Snowe, Collins join Dems to close debate on benefits in 60-40 vote
The Senate voted Tuesday to proceed to a final vote on an extension of unemployment benefits that had been stuck in the chamber for six weeks.
The 60-33 vote came after Sen. Carte Goodwin (D-W.Va.) was sworn in to replace the late Sen. Robert Byrd (D), which gave Democrats the 60 votes they needed to move to a final vote.
Two Republicans, Sens. Olympia Snowe and Susan Collins of Maine, supported moving to a final vote on the extension of benefits, which would run through November. Sen. Ben Nelson (Neb.) was the only Democrat to oppose the extension.
The legislation will provide retroactive benefits to more than 2.5 million people whose unemployment insurance expired.
The House is expected to approve the measure later this week, but the timing of a vote will depend on when the Senate takes final action. It would then be sent to President Obama, who blasted Senate Republicans on Monday for holding up the legislation.
There was little drama to Tuesday’s vote. Collins and Snowe had agreed to back the bill before the July 4 recess.

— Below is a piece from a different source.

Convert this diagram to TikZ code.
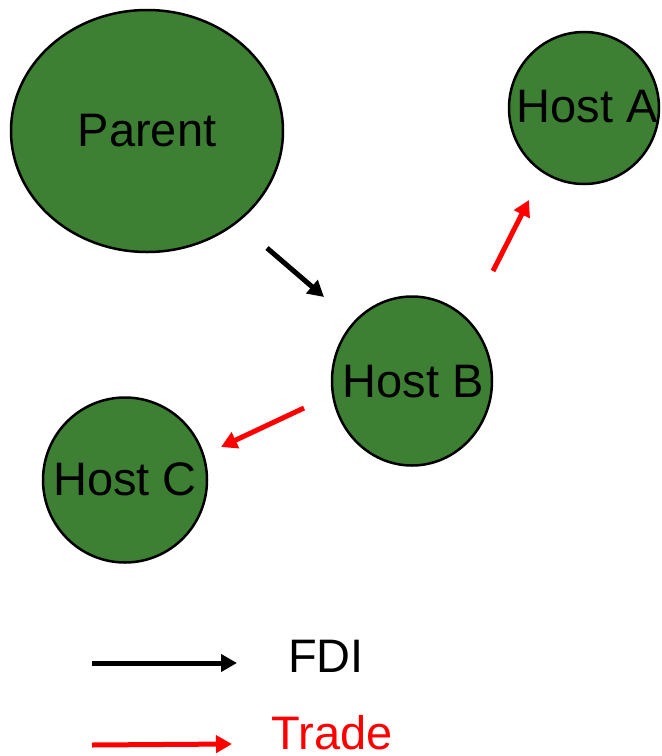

Still, Democrats and Republicans continued their verbal sparring over the measure, with the GOP on Tuesday urging lawmakers to pass the $34 billion bill with offsetting spending cuts that would pay for its cost.
“The fact is, this debate isn’t about unemployment insurance,” Senate Minority Leader Mitch McConnell (R-Ky.) said on the floor this morning. “There’s no debate in the Senate about whether we should pass a bill. Everyone agrees that we should. This debate is about whether in extending these benefits we should add to the debt or not.”
Democrats have countered that the bill should be considered as emergency spending and shouldn’t be paid for because of the high rate of unemployment, currently at 9.5 percent. Democrats also have said the benefits create economic stimulus because those receiving them spend them quickly.
At a press conference after the cloture vote, Senate Majority Leader Harry Reid (D-Nev.) hit Republicans for holding up the funding.
He said it shouldn’t have taken a supermajority of 60 votes “to help families afford the bare necessities while unemployment is rising. It shouldn’t take the slimmest of margins to do what is right.”
This story was posted at 3:14 and updated at 4:57 p.m., 5:28 p.m. and 7:06 p.m.